BEGIN
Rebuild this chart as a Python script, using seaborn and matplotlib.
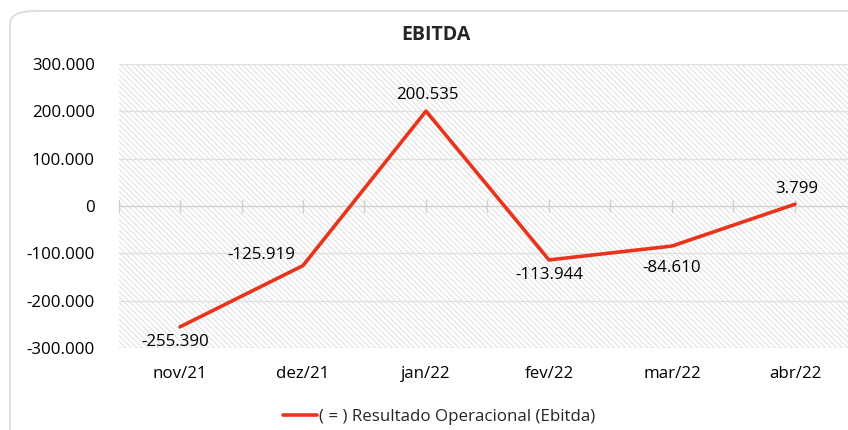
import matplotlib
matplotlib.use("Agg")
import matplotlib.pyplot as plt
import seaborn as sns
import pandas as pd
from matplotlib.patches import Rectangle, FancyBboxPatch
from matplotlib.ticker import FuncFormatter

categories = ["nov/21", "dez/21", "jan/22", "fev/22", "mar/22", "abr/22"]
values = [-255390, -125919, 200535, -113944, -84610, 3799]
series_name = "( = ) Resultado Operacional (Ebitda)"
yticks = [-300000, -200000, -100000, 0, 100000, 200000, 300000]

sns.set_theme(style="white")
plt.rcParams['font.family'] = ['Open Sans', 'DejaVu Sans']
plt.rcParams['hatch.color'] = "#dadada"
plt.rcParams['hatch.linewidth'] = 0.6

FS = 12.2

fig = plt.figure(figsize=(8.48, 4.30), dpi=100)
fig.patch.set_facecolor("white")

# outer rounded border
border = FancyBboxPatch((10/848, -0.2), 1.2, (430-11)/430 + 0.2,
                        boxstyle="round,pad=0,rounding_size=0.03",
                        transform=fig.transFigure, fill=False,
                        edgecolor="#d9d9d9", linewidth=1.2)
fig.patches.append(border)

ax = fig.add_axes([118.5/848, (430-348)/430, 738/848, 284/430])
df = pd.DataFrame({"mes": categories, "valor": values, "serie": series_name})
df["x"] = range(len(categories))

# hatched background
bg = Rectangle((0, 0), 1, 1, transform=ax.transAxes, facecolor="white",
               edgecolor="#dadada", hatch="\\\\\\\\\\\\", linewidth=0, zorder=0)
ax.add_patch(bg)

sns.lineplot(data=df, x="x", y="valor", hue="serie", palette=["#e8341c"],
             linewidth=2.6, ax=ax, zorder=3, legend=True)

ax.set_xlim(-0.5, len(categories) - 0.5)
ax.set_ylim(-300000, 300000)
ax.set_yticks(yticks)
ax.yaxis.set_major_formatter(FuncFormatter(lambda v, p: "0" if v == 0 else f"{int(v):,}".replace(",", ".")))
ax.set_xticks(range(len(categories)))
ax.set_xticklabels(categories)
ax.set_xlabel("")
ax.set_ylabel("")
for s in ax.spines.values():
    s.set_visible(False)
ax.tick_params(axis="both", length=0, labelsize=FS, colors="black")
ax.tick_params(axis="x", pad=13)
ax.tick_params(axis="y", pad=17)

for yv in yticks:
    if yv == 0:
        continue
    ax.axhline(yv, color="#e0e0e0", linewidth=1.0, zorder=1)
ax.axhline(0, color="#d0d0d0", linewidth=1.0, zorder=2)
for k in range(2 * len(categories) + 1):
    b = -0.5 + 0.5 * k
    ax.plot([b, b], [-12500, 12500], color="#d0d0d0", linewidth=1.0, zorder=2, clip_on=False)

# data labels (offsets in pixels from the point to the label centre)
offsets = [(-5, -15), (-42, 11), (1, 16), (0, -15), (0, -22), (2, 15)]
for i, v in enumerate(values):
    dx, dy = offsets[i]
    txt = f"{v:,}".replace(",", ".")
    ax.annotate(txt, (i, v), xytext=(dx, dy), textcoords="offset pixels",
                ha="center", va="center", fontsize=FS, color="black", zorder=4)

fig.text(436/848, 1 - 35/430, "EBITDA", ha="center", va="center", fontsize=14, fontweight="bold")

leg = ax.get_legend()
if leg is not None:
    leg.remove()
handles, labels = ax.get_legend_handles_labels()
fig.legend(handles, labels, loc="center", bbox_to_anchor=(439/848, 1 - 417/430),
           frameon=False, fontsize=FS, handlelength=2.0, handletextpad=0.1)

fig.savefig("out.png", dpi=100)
END
- **Set task**: Give back exactly the lines from the first line of the data through the line with "fig.patches.append(border)", pictures excluded.

- **Worked solution**:
Rebuild this chart as a Python script, using seaborn and matplotlib.
import matplotlib
matplotlib.use("Agg")
import matplotlib.pyplot as plt
import seaborn as sns
import pandas as pd
from matplotlib.patches import Rectangle, FancyBboxPatch
from matplotlib.ticker import FuncFormatter

categories = ["nov/21", "dez/21", "jan/22", "fev/22", "mar/22", "abr/22"]
values = [-255390, -125919, 200535, -113944, -84610, 3799]
series_name = "( = ) Resultado Operacional (Ebitda)"
yticks = [-300000, -200000, -100000, 0, 100000, 200000, 300000]

sns.set_theme(style="white")
plt.rcParams['font.family'] = ['Open Sans', 'DejaVu Sans']
plt.rcParams['hatch.color'] = "#dadada"
plt.rcParams['hatch.linewidth'] = 0.6

FS = 12.2

fig = plt.figure(figsize=(8.48, 4.30), dpi=100)
fig.patch.set_facecolor("white")

# outer rounded border
border = FancyBboxPatch((10/848, -0.2), 1.2, (430-11)/430 + 0.2,
                        boxstyle="round,pad=0,rounding_size=0.03",
                        transform=fig.transFigure, fill=False,
                        edgecolor="#d9d9d9", linewidth=1.2)
fig.patches.append(border)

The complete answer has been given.